I resumed. “To move to a personal relationship with God – in the specific, not general sense – requires more; it cannot be based completely and exclusively on reason. It does, in fact, depend also on faith, but it is a faith that stems from, and finds support in, reason.”

“You want it both ways,” she countered. “You want to call it reason when it is simply wishful thinking.”

I knew what she meant, and I acknowledged that I was struggling with putting these thoughts into words. “No, there is a difference that you’re not seeing. Believing in unicorns is a function of faith; there is no evidence for them, and no good reason to believe they exist. But if you had actual evidence – from trusted sources – that such animals existed, your “faith” in them might eventually become reasonable. The problem isn’t that believing in exotic animals is irrational; the problem is that believing in such animals when there is no evidence – no reason – to support that belief is irrational.”

I shifted gears a bit, wanting to get on to the point while there was time.

“Now, put yourself for a moment in the position of the creator-God. You want to give people true free will so that they are not mere automatons, and you want them to choose a relationship with you without forcing them to do so.

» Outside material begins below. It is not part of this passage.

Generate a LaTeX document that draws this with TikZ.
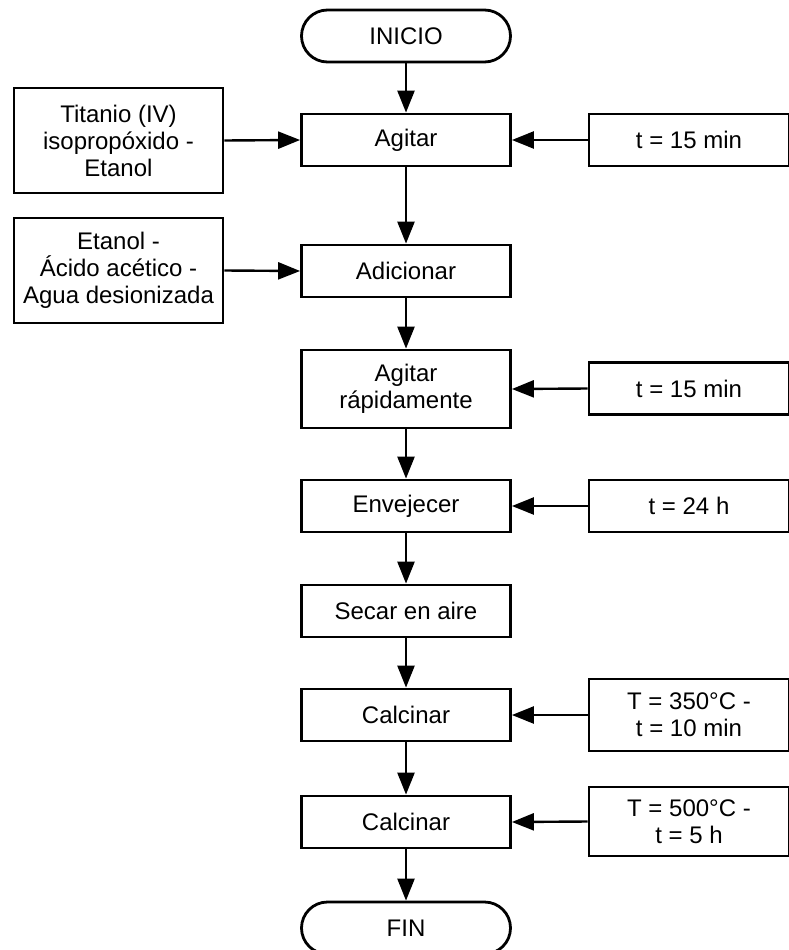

Your problem is twofold: if you make your presence too intrusive, they will believe because they have no real choice, but if you reveal nothing of yourself, they will have no basis to know you. So, what you do is reveal enough of yourself so that they will see your presence. Then you choose a messenger who will convey your intentions. It must be fined tuned this way so that those who respond do so freely and not under coercion. Those who do respond freely will eventually be made perfect; he will work on them to free them from their fallen nature and to remove some of what separates them from him. Those who reject him get what they are seeking – separation from him.”

“Christianity affirms that God chose a particular people to convey this message. He used prophets to speak for him, then sent his son. Much of what I trust in about God comes from the words of that son, Jesus. If Jesus is a reliable source (i.e. that he has a basis to know what he claims to know and that he is honest), then I am justified in trusting what he says. If so, then he is a good source of information about God. If he says that God has offered us salvation and prepared a place for us to spend eternity, I can trust that information if I can trust Jesus. I acknowledge that my confidence that there is a heaven is pure faith – I believe it because Jesus says it. But my trust in Jesus is not based on faith. That would be mere wishful thinking. I believe that Jesus rose from the dead not because the Bible says it, but because the evidence of it is very strong, and the evidence against it is not. I don’t believe Jesus rose from the dead because I have faith, or because the Bible said it; I have faith that what Jesus said was true and that the Bible is trustworthy because I first had proof that Jesus did what he claimed he would do. He fulfilled the prophecies of centuries before, died for us and then rose from the dead.”

“But,” she began, again shaking her head ….

Enough for one day, I concluded. The next step would be to show why what we know about Jesus is reliable. But I had places to go, and she needed more time to think about what we had covered so far.